Testing Total (Calcium) Hardness:

To check your hot tub’s total hardness, you can either bring a water sample to your local dealer for professional testing or use a high-quality home test kit for quick results.

What is Total Hardness?

Total hardness measures how “hard” or “soft” your hot tub water is — in other words, how much calcium and magnesium it contains.

Keeping total hardness in balance is just as important as managing pH and Total Alkalinity. If the levels are off, your water can become corrosive (damaging surfaces and equipment) or scaling (leaving white deposits).

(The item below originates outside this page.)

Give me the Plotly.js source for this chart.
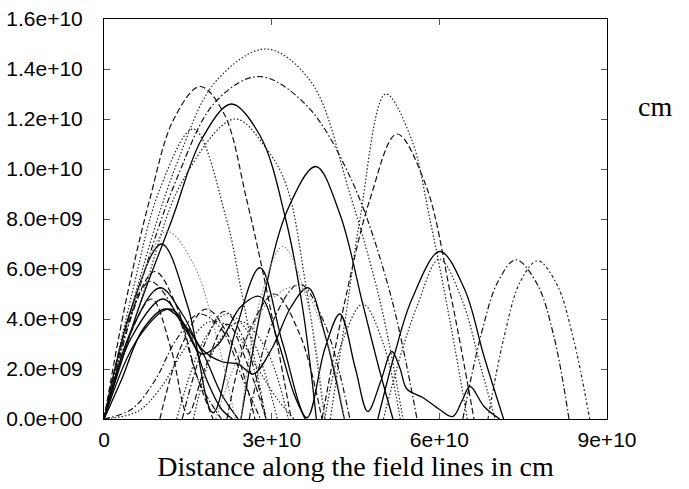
<!DOCTYPE html>
<html><head><meta charset="utf-8">
<script src="https://cdn.plot.ly/plotly-3.0.1.min.js"></script>
<style>html,body{margin:0;padding:0;background:#fff}</style>
</head><body><div id="chart" style="width:689px;height:489px"></div>
<script>
// units: x in 1e10 cm, y in 1e9 cm
const X_UNIT = 1e10, Y_UNIT = 1e9;
const xTickVals = [0, 3, 6, 9];
const xTickText = ['0', '3e+10', '6e+10', '9e+10'];
const yTickVals = [0, 2, 4, 6, 8, 10, 12, 14, 16];
const yTickText = ['0.0e+00','2.0e+09','4.0e+09','6.0e+09','8.0e+09','1.0e+10','1.2e+10','1.4e+10','1.6e+10'];

// field lines (distance along line, height)
const dotA_x = [0,0.6,1.3,2.0,2.9,3.7,4.4,4.95,5.35];
const dotA_y = [0,5.3,10.2,13.5,14.8,13.5,9.0,4.6,0];
const dashdotA_x = [0,0.6,1.3,2.0,2.77,3.6,4.4,5.1,5.6];
const dashdotA_y = [0,5.0,9.6,12.7,13.7,12.6,9.7,5.2,0];
const dashA_x = [0,0.4,0.82,1.25,1.72,2.15,2.55,2.85,3.1,3.35];
const dashA_y = [0,4.8,8.8,12.0,13.3,12.2,8.8,5.8,3.0,0];
const dashB_x = [3.9,4.3,4.76,5.24,5.75,6.2,6.62];
const dashB_y = [0,4.6,8.8,11.4,9.4,5.0,0];
const dotB_x = [4.05,4.35,4.58,5.04,5.5,5.83,6.2,6.5];
const dotB_y = [0,4.5,8.0,13.0,11.2,8.0,3.8,0];
const solidB1_x = [0,0.6,1.22,1.75,2.28,2.8,3.25,3.55,3.8];
const solidB1_y = [0,4.3,8.0,11.2,12.6,11.3,8.0,4.5,0];
const solidB2_x = [2.45,2.85,3.29,3.79,4.22,4.63,4.9,5.17];
const solidB2_y = [0,4.8,8.4,10.1,8.2,4.6,2.2,0];
const solidWave_x = [0,0.5,1.03,1.5,1.95,2.35,2.79,3.2,3.63,3.95,4.22,4.5,4.72,4.95,5.15,5.3,5.42,5.71,6.01,6.24,6.4,6.55,6.8,7.08];
const solidWave_y = [0,4.5,7.0,4.5,0.25,3.5,6.05,3.0,0.05,2.8,4.2,2.0,0.3,1.5,2.7,2.0,1.2,0.85,0.37,0.1,0.7,1.3,0.5,0];
const solidSb_x = [0,0.5,1.0,1.4,1.75,2.1,2.4,2.67,3.0,3.35,3.65,3.95,4.3];
const solidSb_y = [0,3.6,5.25,4.2,2.8,2.3,2.2,1.8,2.8,4.5,5.25,3.4,0];
const solidSc_x = [0,0.5,1.06,1.45,1.75,2.05,2.45,2.79,3.1,3.4,3.6];
const solidSc_y = [0,3.3,4.8,3.6,2.6,3.0,4.5,4.9,3.2,1.0,0];
const solidSd_x = [0,0.6,1.18,1.55,1.85,2.1,2.3];
const solidSd_y = [0,3.2,4.4,3.3,1.5,0.4,0];
const solidSe_x = [0,0.3,0.7,1.1,1.5,1.8,2.1,2.4];
const solidSe_y = [0,1.5,3.6,4.4,3.6,2.5,1.0,0];
const solidHump_x = [4.9,5.2,5.51,6.01,6.45,6.8,7.15];
const solidHump_y = [0,2.6,4.8,6.7,5.2,2.5,0];
const grayDot_x = [0,0.45,1.12,1.6,2.0,2.35];
const grayDot_y = [0,4.0,7.5,6.2,3.4,0];
const dotC_x = [0,0.5,1.0,1.6,2.19,2.45,2.9];
const dotC_y = [0,5.0,9.2,11.6,8.0,5.2,0];
const dotD_x = [0,0.7,1.4,2.34,2.91,3.27,3.6,3.95];
const dotD_y = [0,5.0,9.5,12.0,10.8,9.3,5.5,0];
const dotE_x = [2.45,2.8,3.2,3.6,3.95];
const dotE_y = [0,4.8,6.9,5.0,0];
const dashdotB_x = [0,0.4,0.82,1.3,1.7,2.1];
const dashdotB_y = [0,3.5,5.5,4.2,1.5,0];
const dashC_x = [0,0.45,0.91,1.3,1.65,1.95];
const dashC_y = [0,4.0,5.9,4.5,1.8,0];
const dashD_x = [1.0,1.4,1.83,2.3,2.7];
const dashD_y = [0,3.0,4.4,3.0,0];
const dotF_x = [1.3,1.8,2.2,2.6,3.1];
const dotF_y = [0,3.2,4.2,3.4,0];
const dashdotC_x = [2.6,3.0,3.5,3.95,4.4];
const dashdotC_y = [0,3.8,5.4,3.8,0];
const dotG_x = [3.95,4.25,4.63,5.0,5.3];
const dotG_y = [0,3.0,4.6,3.0,0];
const dashdotR1_x = [6.42,6.75,7.05,7.37,7.75,8.05,8.32];
const dashdotR1_y = [0,3.4,5.5,6.37,5.4,3.3,0];
const dashdotR2_x = [6.87,7.15,7.45,7.76,8.1,8.4,8.69];
const dashdotR2_y = [0,3.2,5.5,6.33,5.4,3.2,0];
const dotH_x = [5.0,5.3,5.6,6.0,6.4,6.75,7.0];
const dotH_y = [0,2.5,4.5,6.4,4.8,2.0,0];
const dashV_x = [0,0.4,0.85,1.2,1.5,1.8,2.2,2.6,2.9];
const dashV_y = [0,3.0,4.8,2.8,0.2,2.0,3.8,2.0,0];
const dashdotSlow_x = [0,0.5,0.9,1.3,1.7,2.1,2.5,2.8];
const dashdotSlow_y = [0,0.4,1.5,3.2,4.2,3.6,1.5,0];
const dotSlow_x = [0,0.6,1.0,1.5,1.9,2.3,2.7,3.1,3.4];
const dotSlow_y = [0,0.3,1.2,3.0,3.9,3.6,2.2,0.8,0];
const dashdotD_x = [1.4,1.8,2.15,2.5,2.9];
const dashdotD_y = [0,3.0,4.3,3.2,0];
const dotI_x = [1.6,2.0,2.45,2.9,3.3];
const dotI_y = [0,2.9,3.9,2.8,0];
const dashE_x = [2.2,2.6,3.05,3.5,3.9];
const dashE_y = [0,3.5,5.0,3.4,0];
const grayDotB_x = [2.0,2.5,3.0,3.5,4.0,4.3];
const grayDotB_y = [0,3.0,4.8,5.3,3.0,0];

const STY = {
  solid: {dash: 'solid', color: '#000', width: 1.3},
  dash: {dash: '6px,3px', color: '#111', width: 1.2},
  dot: {dash: '1.5px,2px', color: '#222', width: 1.2},
  gdot: {dash: '1.5px,2px', color: '#888', width: 1.2},
  dashdot: {dash: '6px,2.5px,1.5px,2.5px', color: '#111', width: 1.2},
  dashdot2: {dash: '3px,2.5px,1.5px,2.5px', color: '#222', width: 1.2}
};
const curves = [
  [dotA_x, dotA_y, 'dot'], [dashdotA_x, dashdotA_y, 'dashdot'], [dashA_x, dashA_y, 'dash'],
  [dashB_x, dashB_y, 'dash'], [dotB_x, dotB_y, 'dot'], [solidB1_x, solidB1_y, 'solid'],
  [solidB2_x, solidB2_y, 'solid'], [solidWave_x, solidWave_y, 'solid'], [solidSb_x, solidSb_y, 'solid'],
  [solidSc_x, solidSc_y, 'solid'], [solidSd_x, solidSd_y, 'solid'], [solidSe_x, solidSe_y, 'solid'],
  [solidHump_x, solidHump_y, 'solid'], [grayDot_x, grayDot_y, 'gdot'], [dotC_x, dotC_y, 'dot'],
  [dotD_x, dotD_y, 'dot'], [dotE_x, dotE_y, 'gdot'], [dashdotB_x, dashdotB_y, 'dashdot'],
  [dashC_x, dashC_y, 'dash'], [dashD_x, dashD_y, 'dash'], [dotF_x, dotF_y, 'dot'],
  [dashdotC_x, dashdotC_y, 'dashdot'], [dotG_x, dotG_y, 'dot'], [dashdotR1_x, dashdotR1_y, 'dashdot'],
  [dashdotR2_x, dashdotR2_y, 'dashdot2'], [dotH_x, dotH_y, 'dot'], [dashV_x, dashV_y, 'dash'],
  [dashdotSlow_x, dashdotSlow_y, 'dashdot'], [dotSlow_x, dotSlow_y, 'dot'],
  [dashdotD_x, dashdotD_y, 'dashdot'], [dotI_x, dotI_y, 'dot'], [dashE_x, dashE_y, 'dash'],
  [grayDotB_x, grayDotB_y, 'gdot']
];
const traces = curves.map(([xs, ys, s]) => ({
  type: 'scatter', mode: 'lines',
  x: xs.map(v => v * X_UNIT), y: ys.map(v => v * Y_UNIT),
  line: Object.assign({shape: 'spline', smoothing: 1}, STY[s]),
  hoverinfo: 'skip', showlegend: false
}));

const tickFont = {family: 'Liberation Sans, Arial, sans-serif', size: 21, color: '#000'};
const layout = {
  width: 689, height: 489,
  margin: {l: 104, r: 82, t: 19, b: 70, pad: 0},
  paper_bgcolor: '#fff', plot_bgcolor: '#fff',
  showlegend: false,
  xaxis: {
    range: [0, 9 * X_UNIT], tickmode: 'array',
    tickvals: xTickVals.map(v => v * X_UNIT), ticktext: xTickText,
    ticks: 'inside', ticklen: 6, tickcolor: '#555', tickwidth: 1,
    showline: true, linecolor: '#000', linewidth: 1, mirror: 'ticks',
    showgrid: false, zeroline: false, tickfont: tickFont, ticklabelstandoff: 2,
    title: {text: 'Distance along the field lines in cm', standoff: 5,
            font: {family: 'Liberation Serif, Times New Roman, serif', size: 28, color: '#000'}},
    automargin: false
  },
  yaxis: {
    range: [0, 16 * Y_UNIT], tickmode: 'array',
    tickvals: yTickVals.map(v => v * Y_UNIT), ticktext: yTickText,
    ticks: 'inside', ticklen: 6, tickcolor: '#555', tickwidth: 1,
    showline: true, linecolor: '#000', linewidth: 1, mirror: 'ticks',
    showgrid: false, zeroline: false, tickfont: tickFont, ticklabelstandoff: 16,
    automargin: false
  },
  annotations: [{
    text: 'cm', xref: 'paper', yref: 'paper', x: 1.0954, y: 0.78,
    xanchor: 'center', yanchor: 'middle', showarrow: false,
    font: {family: 'Liberation Serif, Times New Roman, serif', size: 28, color: '#000'}
  }]
};
Plotly.newPlot('chart', traces, layout, {staticPlot: true, displayModeBar: false});
</script></body></html>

Before adjusting calcium hardness, always balance your water in this order:

  1. Total Alkalinity
  2. pH
  3. Total Hardness

The ideal total hardness level for a hot tub is 150–250 ppm (parts per million). To check if your water is properly balanced, use our Langelier Saturation Index (LSI) calculator.

Low Total Hardness

When hot tub water becomes too soft (i.e. its total hardness drops below 150 ppm) it becomes corrosive. If you don’t manually add calcium or magnesium back into the hot tub, the water will begin to take what it needs from any part of your hot tub and equipment that contains stone, concrete, metal, grout, etc. Problems often associated with low calcium hardness include:

  • Eroding of tile grouting and delaminating of plaster surfaces
  • Etching or pitting of hot tub decks/stairs or stone and concrete surfaces surrounding your hot tub. Corrosion of metal parts (i.e. pipes, heating elements, pump seals, internal parts on gas fire heaters, etc.)
  • Pitting of hot tub flooring and walls

Once damage from soft water occurs, there’s no way to undo it. It’s essential not to let your hot tub’s total hardness drop too far below 150 ppm.

How to Raise Total Hardness in Your Hot Tub

If your hot tub’s total hardness level drops below the recommended 150 ppm the easiest and most common way to raise calcium hardness is by adding a calcium hardness increaser such as calcium chloride to your hot tub.

High Total Hardness

Similarly to when the hot tub’s pH level is too high, when a hot tub’s total hardness level is too high it becomes basic and over saturated with dissolved particles including calcium. Over time, the water will become cloudy and the excess amount of dissolved particles in the hot tub will cause the water to scale in and around your equipment, possibly clogging and blocking the flow of water in and out of the hot tub, which can damage your hot tub equipment.

How to Lower Total Hardness in Your Hot Tub

There is really only one way to lower your hot tub’s high total hardness level and that is to partially or completely drain your hot tub water and replace it with fresh water.